Customer Experience · July 10, 2026
Omnichannel CX Maturity: What 2026 Best Practice Demands of Leaders
True omnichannel CX requires unified data, shared journey ownership and handoff governance — not just more channels. Friction at channel seams, not channel count, defines maturity.
What happened
Omnichannel customer experience has moved from aspirational framework to operational imperative, with Zoom's 2026 guide for CX leaders setting out what genuine channel integration now demands of contact centres, digital teams and service designers. The guidance synthesises current best practice across voice, chat, email, social and self-service, arguing that the measure of omnichannel maturity is not the number of channels a brand operates but the seamlessness of context carried between them.
The core argument is that most organisations have built multichannel estates — many touchpoints running in parallel — without achieving true omnichannel coherence, where customer history, intent and sentiment travel with the customer regardless of where the conversation moves next. Closing that gap requires unified data infrastructure, consistent agent tooling and governance that treats the customer journey as a single continuous thread rather than a series of isolated interactions.
The guidance also addresses the growing role of AI-assisted routing, real-time agent support and automated self-service in sustaining omnichannel consistency at scale — positioning these not as cost-reduction levers alone but as enablers of more human, contextually aware service.
Why it matters
For CX practitioners, the multichannel-versus-omnichannel distinction is more than semantic. Behavioural economics tells us that customers weight friction and inconsistency disproportionately — a single moment of having to repeat information, or of receiving contradictory answers across channels, can undo significant accumulated goodwill. The peak-end rule means that a frustrating channel-switch will anchor a customer's overall memory of an interaction far more powerfully than ten smooth prior touchpoints.

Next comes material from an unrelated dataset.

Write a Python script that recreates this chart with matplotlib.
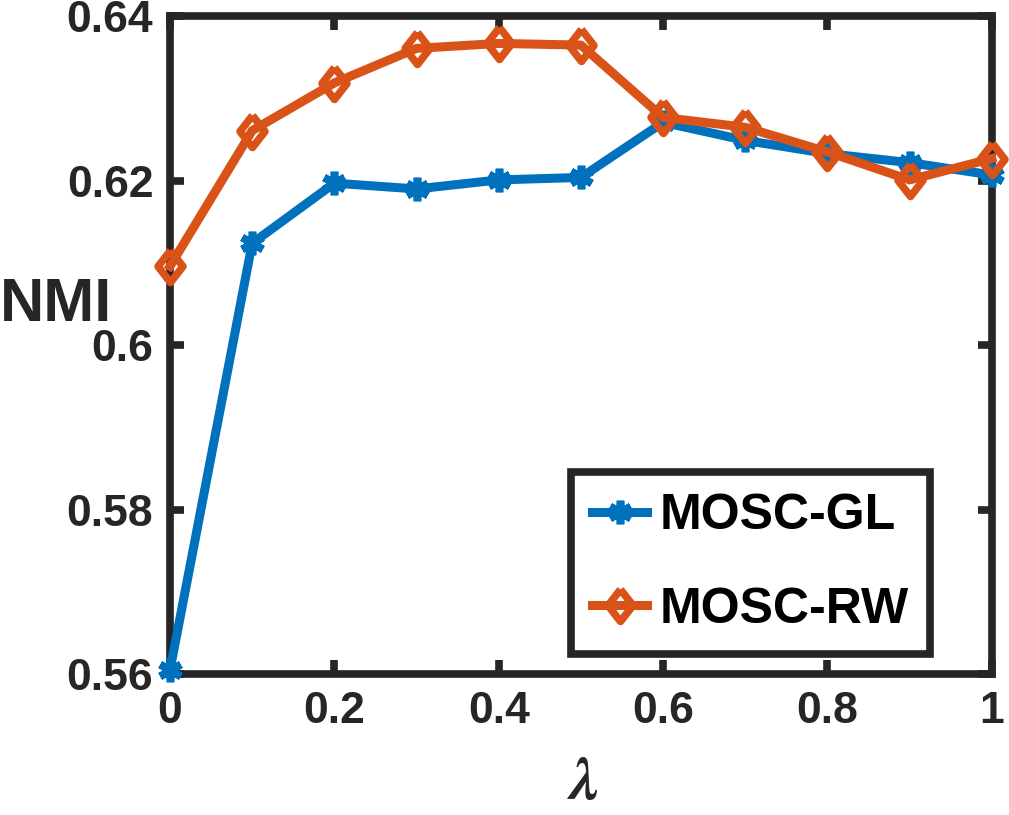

For service designers in particular, the implication is structural: omnichannel cannot be retrofitted onto siloed channel teams through better training alone. It requires shared journey ownership, unified customer data that is accessible in real time, and incentive structures that reward resolution rather than channel-specific efficiency metrics. Organisations that treat omnichannel as a technology procurement exercise, rather than an organisational design challenge, will continue to produce multichannel experiences dressed in omnichannel language.
The Renascence take
The 2026 framing of omnichannel is sharper than previous iterations, but there is a risk that CX leaders take the wrong lesson — investing heavily in platform integration while leaving the human and governance layers unchanged. The channel is rarely where the experience breaks; it breaks at the seam between channels, and those seams are organisational before they are technological.
Most omnichannel programmes fail not because the technology is inadequate but because accountability for the journey stops at the channel boundary. The behavioural principle at stake is effort asymmetry: customers experience the cost of switching channels acutely, while internal teams rarely feel it at all. A customer-obsessed operator should audit not their channel coverage but their handoff moments — mapping every point where context can be lost and assigning explicit ownership for continuity. That is where omnichannel is actually won or lost.